Abstract

AbstractThe skill of instantaneous Atmospheric Infrared Sounder (AIRS) retrieved near-surface meteorology, including surface skin temperature (Ts), air temperature (Ta), specific humidity (q), and relative humidity (RH), as well as model-derived surface pressure (Psurf) and 10-m wind speed (w), is evaluated using collocated National Climatic Data Center (NCDC) in situ observations, offline data from the North American Land Data Assimilation System (NLDAS), and geostationary remote sensing (RS) data from the Spinning Enhanced Visible and Infrared Imager (SEVIRI). Such data are needed for RS-based water cycle monitoring in areas without readily available in situ data.
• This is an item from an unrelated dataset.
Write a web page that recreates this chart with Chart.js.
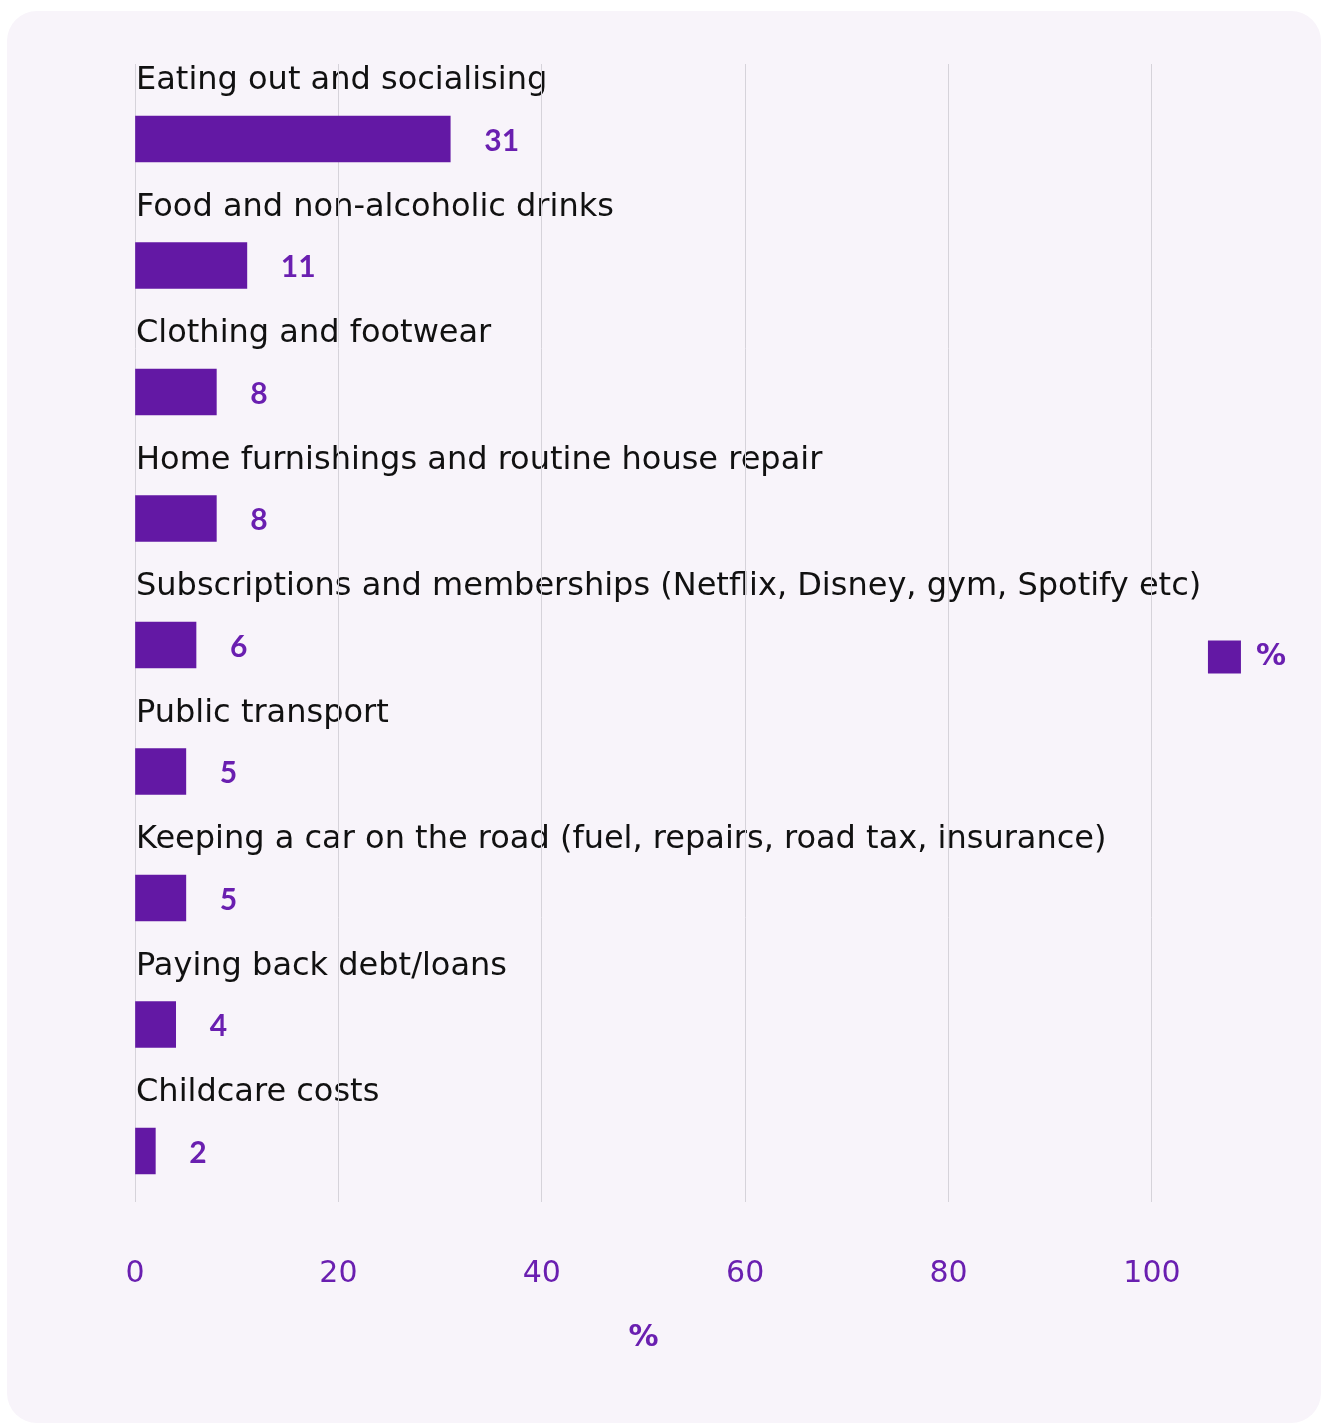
<!DOCTYPE html>
<html>
<head>
<meta charset="utf-8">
<script src="https://cdn.jsdelivr.net/npm/chart.js@4/dist/chart.umd.min.js"></script>
<style>
  html, body { margin: 0; padding: 0; background: #ffffff; }
  .card {
    position: absolute;
    left: 7px;
    top: 11px;
    width: 1314px;
    height: 1412px;
    border-radius: 30px;
    background: #f8f4fa;
    overflow: hidden;
  }
</style>
</head>
<body>
<div class="card">
  <canvas id="spend-chart" width="1314" height="1412"></canvas>
</div>
<script>
const categories = [
  'Eating out and socialising',
  'Food and non-alcoholic drinks',
  'Clothing and footwear',
  'Home furnishings and routine house repair',
  'Subscriptions and memberships (Netflix, Disney, gym, Spotify etc)',
  'Public transport',
  'Keeping a car on the road (fuel, repairs, road tax, insurance)',
  'Paying back debt/loans',
  'Childcare costs'
];
const values = [31, 11, 8, 8, 6, 5, 5, 4, 2];
const xTicks = [0, 20, 40, 60, 80, 100];
const seriesName = '%';

const PURPLE = '#6318a4';
const TEXT_PURPLE = '#6a1fb0';
const SANS = '"DejaVu Sans"';

// category names go under the grid lines, so draw them first
const categoryLabels = {
  id: 'categoryLabels',
  beforeDraw(chart) {
    const ctx = chart.ctx;
    const meta = chart.getDatasetMeta(0);
    ctx.save();
    ctx.textBaseline = 'middle';
    ctx.textAlign = 'left';
    ctx.font = '32px ' + SANS;
    ctx.fillStyle = '#111111';
    meta.data.forEach((bar, i) => {
      ctx.fillText(categories[i], chart.chartArea.left + 1, bar.y - 58);
    });
    ctx.restore();
  }
};

// value numbers to the right of each bar
const valueLabels = {
  id: 'valueLabels',
  afterDatasetsDraw(chart) {
    const ctx = chart.ctx;
    const meta = chart.getDatasetMeta(0);
    ctx.save();
    ctx.textBaseline = 'middle';
    ctx.textAlign = 'left';
    ctx.font = 'bold 30px Lato';
    ctx.fillStyle = TEXT_PURPLE;
    meta.data.forEach((bar, i) => {
      ctx.fillText(String(values[i]), bar.x + 34, bar.y + 2);
    });
    ctx.restore();
  }
};

new Chart(document.getElementById('spend-chart'), {
  type: 'bar',
  data: {
    datasets: [{
      label: seriesName,
      data: values.map((v, i) => ({ x: v, y: i })),
      backgroundColor: PURPLE,
      barThickness: 46
    }]
  },
  options: {
    indexAxis: 'y',
    responsive: false,
    animation: false,
    layout: { padding: { top: 53, left: 128, right: 25, bottom: 63 } },
    scales: {
      x: {
        type: 'linear',
        min: 0,
        max: 100,
        afterBuildTicks: (axis) => { axis.ticks = xTicks.map(v => ({ value: v })); },
        grid: { color: '#d6d3da', lineWidth: 1, drawTicks: false },
        border: { display: false },
        ticks: { color: TEXT_PURPLE, padding: 54, font: { family: SANS, size: 30 } },
        title: {
          display: true,
          text: seriesName,
          color: TEXT_PURPLE,
          // tick padding is counted twice when the axis is fitted
          padding: { top: -26, bottom: 4 },
          font: { family: SANS, size: 30, weight: 'bold' }
        }
      },
      y: {
        type: 'linear',
        display: false,
        offset: false,
        reverse: true,
        min: -0.593,
        max: 8.403
      }
    },
    plugins: {
      legend: {
        position: 'right',
        fullSize: false,
        // empty title just nudges the legend item down a little
        title: { display: true, text: ' ', padding: 12, font: { size: 20 } },
        labels: {
          boxWidth: 33,
          boxHeight: 33,
          padding: 56,
          color: TEXT_PURPLE,
          font: { family: SANS, size: 30, weight: 'bold' }
        }
      },
      tooltip: { enabled: false }
    }
  },
  plugins: [categoryLabels, valueLabels]
});
</script>
</body>
</html>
The study is conducted over the continental United States and Africa for a period of more than 6 years (2002–08). For both regions, it provides for the first time the geographic distribution of AIRS retrieval performance. Through conditional sampling, attribution of retrieval errors to scene atmospheric and surface conditions is performed. The findings support previous assertions that performance degrades with cloud fraction and that (positive) bias enhances with altitude. In general AIRS is biased warm and dry. In certain regions, strong AIRS–NCDC correlation suggests that bias-driven errors, which can be substantial, are correctable. The utility of the error characteristics for prescribing the input-induced uncertainty of RS retrieval models is demonstrated through two applications: a microwave soil moisture retrieval algorithm and the Penman–Monteith evapotranspiration model. An important side benefit of this study is the verification of NLDAS forcing.